I Do

5 min readSep 26, 2019


Andrejs and I got engaged back in May, in Melbourne, Australia. Then we slowly made our way back to Europe, picking up wedding-related objects along the way: rings in Sydney, a dress in Perth, wedding shoes in Tokyo. We finally returned to Europe in mid-July after eight-and-a-half months of travel.

We slowly got used to being in one place for more than a week and to not constantly checking out from somewhere. More importantly, however, after almost five months of being fiancés, we are are now getting used to calling each other husband and wife!

Yes, we are married!

I liked it, so I put a ring on it.

On the 21st of September, our close friends and family gathered in Riga to celebrate… us! Sitting now in our apartment that is still full of flowers, having had a week to digest it all and reflect, I can say I am very happy with our wedding day.

Here is some insight I have gained in this process of planning and executing a wedding celebration.

Firstly, diverging from wedding paraphernalia norms was an excellent choice. My fears of not looking bridal enough in my bright blue dress were unfounded. I even had tourists photograph me in the Latvian Museum of Art and in Riga’s old town. Maybe a Chinese tourist is now back at home telling her friends: “Look! In Latvia the bride wears blue!”. Also, fun fact: if you wear a floor-length dress, most people won’t even notice if you don’t wear heels. I was an unusual, but unique and comfortable bride. I recommend it to everyone.

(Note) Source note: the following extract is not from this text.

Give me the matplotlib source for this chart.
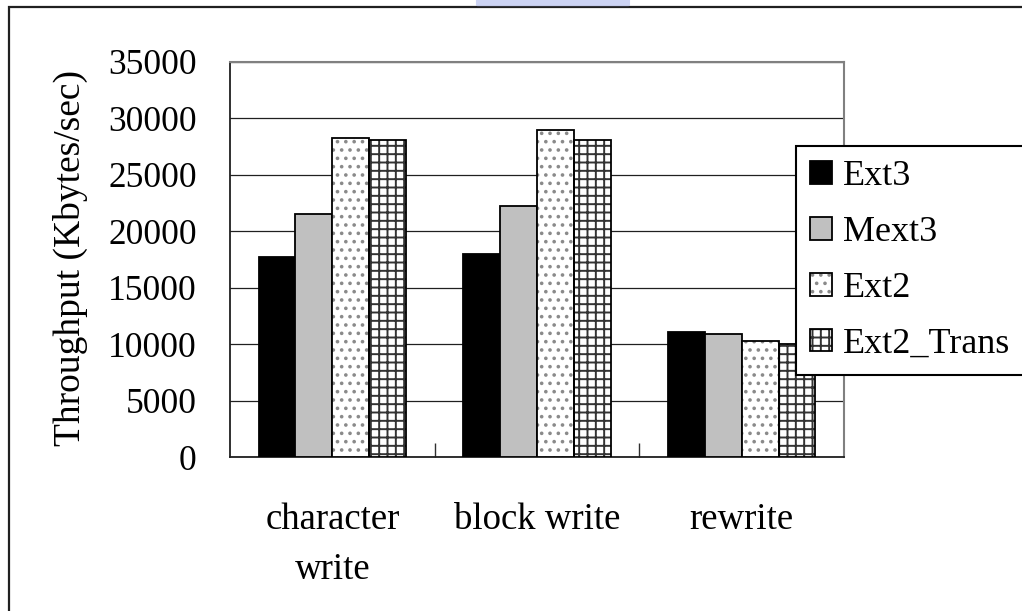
import matplotlib
matplotlib.use("Agg")
import matplotlib.pyplot as plt
from matplotlib.patches import Patch, Rectangle, FancyBboxPatch
from matplotlib.legend_handler import HandlerTuple
import numpy as np

# throughput per benchmark, Kbytes/sec
categories = ["character\nwrite", "block write", "rewrite"]
series = ["Ext3", "Mext3", "Ext2", "Ext2_Trans"]
ext3 = [17700, 18000, 11100]
mext3 = [21500, 22200, 10900]
ext2 = [28300, 29000, 10300]
ext2_trans = [28100, 28100, 10000]
yticks = [0, 5000, 10000, 15000, 20000, 25000, 30000, 35000]

plt.rcParams["font.family"] = ["Liberation Serif", "DejaVu Serif"]
plt.rcParams["hatch.linewidth"] = 1.4

# (face colour, hatch, hatch colour)
styles = [
    ("black", None, None),
    ("#c0c0c0", None, None),
    ("white", "..", "#8a8a8a"),
    ("white", "++", "#333333"),
]

W, H = 1022, 611
fig = plt.figure(figsize=(W / 100, H / 100), dpi=100)
ax = fig.add_axes([230 / W, 1 - 457 / H, 614 / W, 395 / H])

x = np.arange(len(categories))
width = 0.18
handles = []
for i, (vals, (fc, hatch, hc)) in enumerate(zip([ext3, mext3, ext2, ext2_trans], styles)):
    pos = x + (i - 1.5) * width
    if hatch:
        ax.bar(pos, vals, width, color=fc, hatch=hatch, edgecolor=hc, linewidth=0, zorder=3)
        ax.bar(pos, vals, width, fill=False, edgecolor="black", linewidth=1.3, zorder=4)
        handles.append((Patch(facecolor=fc, hatch=hatch, edgecolor=hc, linewidth=0),
                        Patch(fill=False, edgecolor="black", linewidth=1.3)))
    else:
        ax.bar(pos, vals, width, color=fc, edgecolor="black", linewidth=1.3, zorder=3)
        handles.append(Patch(facecolor=fc, edgecolor="black", linewidth=1.3))

ax.set_xlim(-0.5, 2.5)
ax.set_ylim(0, 35000)
ax.set_yticks(yticks)
ax.tick_params(axis="y", length=0, pad=24, labelsize=25.5)
ax.yaxis.grid(True, color="#202020", linewidth=0.9, zorder=0)
ax.set_axisbelow(True)

# separators between groups as inward ticks, names as minor ticks
ax.set_xticks([0.5, 1.5])
ax.set_xticklabels([])
ax.tick_params(axis="x", which="major", direction="in", length=10, width=1.0, color="#303030")
ax.set_xticks(x, minor=True)
ax.set_xticklabels(categories, minor=True, fontsize=26.5, linespacing=1.57, va="top")
ax.tick_params(axis="x", which="minor", length=0, pad=33)

for side in ["left", "bottom"]:
    ax.spines[side].set_color("#202020")
    ax.spines[side].set_linewidth(1.3)
for side in ["top", "right"]:
    ax.spines[side].set_color("#808080")
    ax.spines[side].set_linewidth(1.5)

fig.text(70 / W, 1 - 258 / H, "Throughput (Kbytes/sec)", rotation=90,
         ha="center", va="center", fontsize=27)

leg = fig.legend(handles, series, loc="upper left",
                 bbox_to_anchor=(796 / W, 1 - 146 / H), bbox_transform=fig.transFigure,
                 fontsize=26, frameon=True, fancybox=False, framealpha=1,
                 edgecolor="black", borderpad=0.4, labelspacing=0.63,
                 handlelength=0.6, handleheight=0.6, handletextpad=0.3,
                 borderaxespad=0, handler_map={tuple: HandlerTuple(ndivide=1, pad=0)})
leg.get_frame().set_linewidth(1.5)

# outer frame running off the right and bottom edges
fig.patches.append(Rectangle((9 / W, -0.05), 1.1, 1.05 - 7 / H, transform=fig.transFigure,
                             fill=False, edgecolor="#202020", linewidth=1.6))
# faint blue stamp at the top edge
fig.patches.append(FancyBboxPatch((478 / W, 1 - 5 / H), 150 / W, 12 / H,
                                  boxstyle="round,pad=0.002", transform=fig.transFigure,
                                  facecolor="#aab6ec", edgecolor="none", alpha=0.6))

fig.savefig("out.png", dpi=100)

Our non-comformity didn’t end with what we chose to wear. We chose to create a custom ceremony officiated by a friend, with readings in each of our four native languages (Russian, Latvian, Swedish and English) and personalised vows. I walked down the aisle to Abba’s ‘I Have a Dream’. I realised that by making the ceremony personally meaningful to us, we made it meaningful to our guests.

My second insight results in this advice: do not aim for perfection. If you accept from the start that this one day will not be perfect, then you save yourself a lot of stress and misery. I concluded that many thought I would become a bridezilla, based on how many times people commented that I was much calmer than they expected me to be. I think it was just a matter of not putting excessive expectations on that one day. Sure, I wanted a nice wedding day, but when you understand that it doesn’t have to be the best day of your life, then you are more aligned to appreciate what goes right, and let go of what doesn’t.

In fact, lack of perfection sometimes creates the best moments. Here’s an example. My flower-girl was my adorable, two-year-old niece, Isabelle. After we had finally coaxed her into wearing flowers in her hair so she could look like her auntie, we were ready to go. But, a room full of people was quite intimidating to this beautifully-dressed little girl. Only when she spotted mummy at the other end of the aisle did she stop resisting and agree to walk down it. The petals ended up getting dumped in two big piles. My conclusion: she was the best flower-girl I could have asked for.

My flower girl definitely looks better in white than I do

My third insight is that wedding planning as such can be a bonding experience. When done together, it can be an amazing time of learning. Neither of us really knew what we were doing. There were so many firsts for both of us — from manicures, to thinking about wedding arches, to booking musicians. We pulled it off in the end, together. Time and time again, I tried to not lose sight of that this day was for us and not just for me. I picked all the songs I wanted, but Andrejs also got to pick all those songs he wanted. The result was a delighted Andrejs returning to the dancefloor, seeking me out to dance to a Latvian song about airplanes. Equality pays off.

Aside from being moved to tears by Andrejs’ vows, a highlight for me was watching people get to know each other. My family met my new in-laws. My friends from the US met my friends from London. Andrejs’ friends introduced mine to Latvian balsams (a herbal liqueur). A few of my friends practised their Russian on Andrejs’ friends. One of my few regrets is not devoting more time to introducing more people to each other.

But, what I definitely do not regret is marrying Andrejs. It sounds sappy, but it’s true: the best way to make a wedding great is to feel that the person you chose was a great choice, because that choice is why you are there celebrating in the first place.

In the Latvian Museum of Art

I’m sharing a few photos here, as we wait for the full gallery from our photographer later this year. If you are reading this and have more photos that you haven’t shared with us, please do! They make me feel all warm and fuzzy inside.